### Source excerpt:

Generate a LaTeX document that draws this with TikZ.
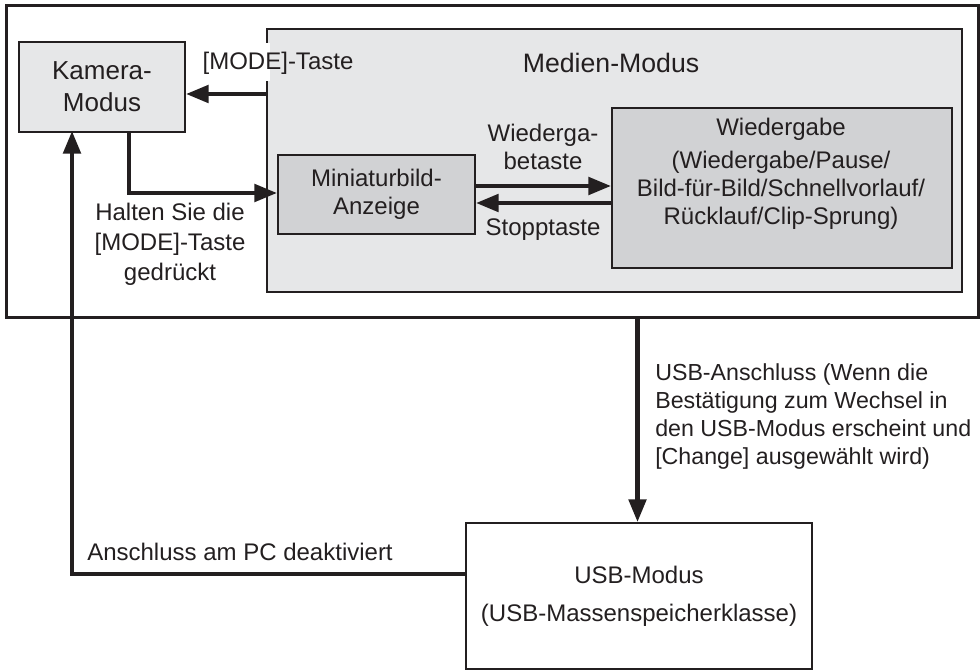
\documentclass[tikz,border=0pt]{standalone}
\usepackage{fontspec}
\setmainfont{Liberation Sans}
\usetikzlibrary{arrows.meta}
\definecolor{ink}{HTML}{231F20}
\definecolor{lightfill}{HTML}{E6E7E8}
\definecolor{darkfill}{HTML}{D1D2D4}
\tikzset{
  box/.style={draw=ink, line width=1.5pt, inner sep=0pt, anchor=north west, align=center, text=ink},
  lbl/.style={inner sep=0pt, text=ink, font=\fontsize{18pt}{21pt}\selectfont},
  conn/.style={draw=ink, line width=3.2pt, -{Triangle[length=17pt,width=13pt]}},
  plain/.style={draw=ink, line width=3.2pt},
}
\begin{document}
\begin{tikzpicture}[x=0.75pt,y=-0.75pt]
\useasboundingbox (0,0) rectangle (980,670);
% outer frame
\node[box, line width=1.9pt, minimum width=729pt, minimum height=234pt] (outer) at (5,4) {};
% Medien box
\node[box, fill=lightfill, minimum width=521.25pt, minimum height=197.25pt] (medien) at (266,28) {};
\fill[white] (262,43) rectangle (270,81);
\node[lbl, font=\fontsize{20pt}{24pt}\selectfont] (medienlbl) at (611,63) {Medien-Modus};
% Kamera
\node[box, fill=lightfill, minimum width=124.5pt, minimum height=67.5pt,
      font=\fontsize{19.5pt}{24pt}\selectfont] (kamera) at (18,41) {Kamera-\\Modus};
% Miniatur
\node[box, fill=darkfill, minimum width=147.75pt, minimum height=59.25pt,
      font=\fontsize{18pt}{21pt}\selectfont] (mini) at (277,154) {Miniaturbild-\\Anzeige};
% Wiedergabe
\node[box, fill=darkfill, minimum width=255pt, minimum height=120pt] (wieder) at (611,107) {};
\node[lbl, align=center] (wiedertext) at (781,174) {Wiedergabe\\[3.5pt](Wiedergabe/Pause/\\Bild-für-Bild/Schnellvorlauf/\\Rücklauf/Clip-Sprung)};
% USB
\node[box, minimum width=259.5pt, minimum height=109.5pt,
      font=\fontsize{18pt}{28.5pt}\selectfont] (usb) at (465,522) {USB-Modus\\(USB-Massenspeicherklasse)};

% labels
\node[lbl] (modetaste) at (278,63) {[MODE]-Taste};
\node[lbl, align=center, font=\fontsize{18pt}{22.5pt}\selectfont] (halten) at (170,244) {Halten Sie die\\{}[MODE]-Taste\\gedrückt};
\node[lbl, align=center] (wtaste) at (543,147) {Wiederga-\\betaste};
\node[lbl] (stopp) at (543,230) {Stopptaste};
\node[lbl, align=left, anchor=west, font=\fontsize{17.4pt}{21pt}\selectfont] (usblbl) at (655,416) {USB-Anschluss (Wenn die\\Bestätigung zum Wechsel in\\den USB-Modus erscheint und\\{}[Change] ausgewählt wird)};
\node[lbl, anchor=west] (pclbl) at (87,552) {Anschluss am PC deaktiviert};

% connectors
\coordinate (m1) at (medien.west |- 0,94);
\draw[conn] (m1) -- (kamera.east |- m1);
\coordinate (k1) at (129,131);
\draw[conn] (k1) -- (129,193) -- (mini.west |- 0,193);
\draw[conn] (mini.east |- 0,186) -- (wieder.west |- 0,186);
\draw[conn] (wieder.west |- 0,203) -- (mini.east |- 0,203);
\coordinate (o1) at (637.5,316);
\draw[conn] (o1) -- (usb.north -| o1);
\coordinate (u1) at (usb.west |- 0,574);
\draw[conn] (u1) -- (72,574) -- (72,131);
\end{tikzpicture}
\end{document}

### What you should do:
Copy each line above precisely, dropping the pictures.

### Task response:
Generate a LaTeX document that draws this with TikZ.
\documentclass[tikz,border=0pt]{standalone}
\usepackage{fontspec}
\setmainfont{Liberation Sans}
\usetikzlibrary{arrows.meta}
\definecolor{ink}{HTML}{231F20}
\definecolor{lightfill}{HTML}{E6E7E8}
\definecolor{darkfill}{HTML}{D1D2D4}
\tikzset{
  box/.style={draw=ink, line width=1.5pt, inner sep=0pt, anchor=north west, align=center, text=ink},
  lbl/.style={inner sep=0pt, text=ink, font=\fontsize{18pt}{21pt}\selectfont},
  conn/.style={draw=ink, line width=3.2pt, -{Triangle[length=17pt,width=13pt]}},
  plain/.style={draw=ink, line width=3.2pt},
}
\begin{document}
\begin{tikzpicture}[x=0.75pt,y=-0.75pt]
\useasboundingbox (0,0) rectangle (980,670);
% outer frame
\node[box, line width=1.9pt, minimum width=729pt, minimum height=234pt] (outer) at (5,4) {};
% Medien box
\node[box, fill=lightfill, minimum width=521.25pt, minimum height=197.25pt] (medien) at (266,28) {};
\fill[white] (262,43) rectangle (270,81);
\node[lbl, font=\fontsize{20pt}{24pt}\selectfont] (medienlbl) at (611,63) {Medien-Modus};
% Kamera
\node[box, fill=lightfill, minimum width=124.5pt, minimum height=67.5pt,
      font=\fontsize{19.5pt}{24pt}\selectfont] (kamera) at (18,41) {Kamera-\\Modus};
% Miniatur
\node[box, fill=darkfill, minimum width=147.75pt, minimum height=59.25pt,
      font=\fontsize{18pt}{21pt}\selectfont] (mini) at (277,154) {Miniaturbild-\\Anzeige};
% Wiedergabe
\node[box, fill=darkfill, minimum width=255pt, minimum height=120pt] (wieder) at (611,107) {};
\node[lbl, align=center] (wiedertext) at (781,174) {Wiedergabe\\[3.5pt](Wiedergabe/Pause/\\Bild-für-Bild/Schnellvorlauf/\\Rücklauf/Clip-Sprung)};
% USB
\node[box, minimum width=259.5pt, minimum height=109.5pt,
      font=\fontsize{18pt}{28.5pt}\selectfont] (usb) at (465,522) {USB-Modus\\(USB-Massenspeicherklasse)};

% labels
\node[lbl] (modetaste) at (278,63) {[MODE]-Taste};
\node[lbl, align=center, font=\fontsize{18pt}{22.5pt}\selectfont] (halten) at (170,244) {Halten Sie die\\{}[MODE]-Taste\\gedrückt};
\node[lbl, align=center] (wtaste) at (543,147) {Wiederga-\\betaste};
\node[lbl] (stopp) at (543,230) {Stopptaste};
\node[lbl, align=left, anchor=west, font=\fontsize{17.4pt}{21pt}\selectfont] (usblbl) at (655,416) {USB-Anschluss (Wenn die\\Bestätigung zum Wechsel in\\den USB-Modus erscheint und\\{}[Change] ausgewählt wird)};
\node[lbl, anchor=west] (pclbl) at (87,552) {Anschluss am PC deaktiviert};

% connectors
\coordinate (m1) at (medien.west |- 0,94);
\draw[conn] (m1) -- (kamera.east |- m1);
\coordinate (k1) at (129,131);
\draw[conn] (k1) -- (129,193) -- (mini.west |- 0,193);
\draw[conn] (mini.east |- 0,186) -- (wieder.west |- 0,186);
\draw[conn] (wieder.west |- 0,203) -- (mini.east |- 0,203);
\coordinate (o1) at (637.5,316);
\draw[conn] (o1) -- (usb.north -| o1);
\coordinate (u1) at (usb.west |- 0,574);
\draw[conn] (u1) -- (72,574) -- (72,131);
\end{tikzpicture}
\end{document}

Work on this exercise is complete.